The competition that T-Mobile ignited is having an impact on telecom’s bottom lines, too. AT&T’s gross margins have been declining over the past year, while Verizon’s CEO warned that its earnings will be flat next year and its revenue growth will slow to a crawl. Verizon has been buying ad-driven businesses like AOL and building up a mobile-video service in hopes of finding new revenue streams.
And then, two weeks ago, a new wave of disruption hit. Apple announced an iPhone upgrade program that would let customers get a new iPhone every year, paying as little as $32 a month in installments and working with any carrier they chose. It instantly became a lot easier for customers buying new iPhones this way to jump around to new carriers, and it made it that much harder for carriers to lure them into costly plans.
A day later, T-Mobile began offering pre-orders for an iPhone 6s at $20 a month for 18 months and an iPhone 6s Plus for $24 a month. That same day, Verizon and AT&T responded by saying they didn’t see Apple’s plan as a threat and had no plans to change their policies in response.

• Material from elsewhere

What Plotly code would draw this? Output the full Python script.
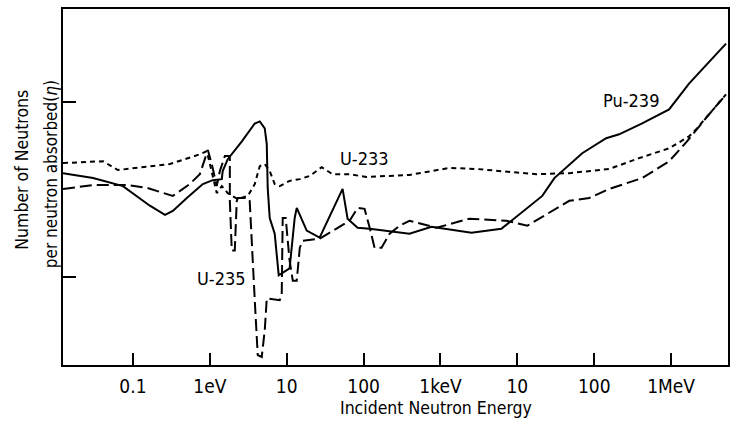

That began to change as the iPhone 6s release date approached. On Wednesday, boasting that iPhone pre-orders were up more than 30% over last year, T-Mobile began offering heavily discounted leases for the iPhone 6s for as little as $5 a month. Legere saw in Apple’s installment plan a way to grab more share from bigger rivals and was willing to eat a lot of the cost to make it happen.
On Thursday, Sprint responded with an even heavier discount: $1 a month to lease iPhones. Competition was truly hitting the industry. One analyst called it a desperate move, which could cost Sprint $24 a month for each leased phone. Still, it could reverse years of subscriber losses. And sure enough, a few hours later, Verizon said it would offer its own Apple-like upgrade program, with payments also starting at $32 a month.
Some analysts believe the aggressive iPhone leasing program can not only help T-Mobile gain market share, but also increase profit margins.
“We believe industry upgrade rates will steadily increase as subscribers migrate to carriers providing quicker and more frequent access to new devices. And the dirty little secret is . . . leasing will likely improve margins,” said Michael Bowen of Pacific Crest Securities in a research note. “This will cause trouble for AT&T and Verizon Communications.”
Just how effective T-Mobile’s uncarrier campaign has been can be seen in the stock price of the four biggest carriers. T-Mobile’s stock is up 58% so far this year. Sprint’s stock is up 6%. And the big two carriers? Verizon is down 6% and AT&T is down 4%.
There is one caveat to these figures, and it may have a big bearing on T-Mobile’s ability to remain disruptive in the future. T-Mobile’s stock has also been rising this year on speculation that a wave of consolidation will hit the telecom industry, forcing landline companies to merge with mobile carriers. A Sprint/T-Mobile merger has been discussed but is unlikely to meet with regulatory approval. This week, an analyst suggested the two companies combine their network assets instead. More likely could be a merger between T-Mobile and Dish Networks, the latter of which has been amassing its own wireless spectrum, although T-Mobile’s high PE ratio of 129 has complicated such a deal.
Another suitor could be Comcast, which is without a big mobile business at a time when wireless firms and pay-TV businesses are moving together. But if Dish or Comcast were to merge with or acquire T-Mobile, it’s not clear that the wireless carrier would be able to maintain its maverick spirit, especially if investors in the merged company are less tolerant of heavy discounts and possible losses needed to increase market share. In that case, T-Mobile could lose much of the will to disrupt that has revived its revenue and pushed its stock higher. And the desire of other mobile carriers to remain as competitive on price and features could diminish again.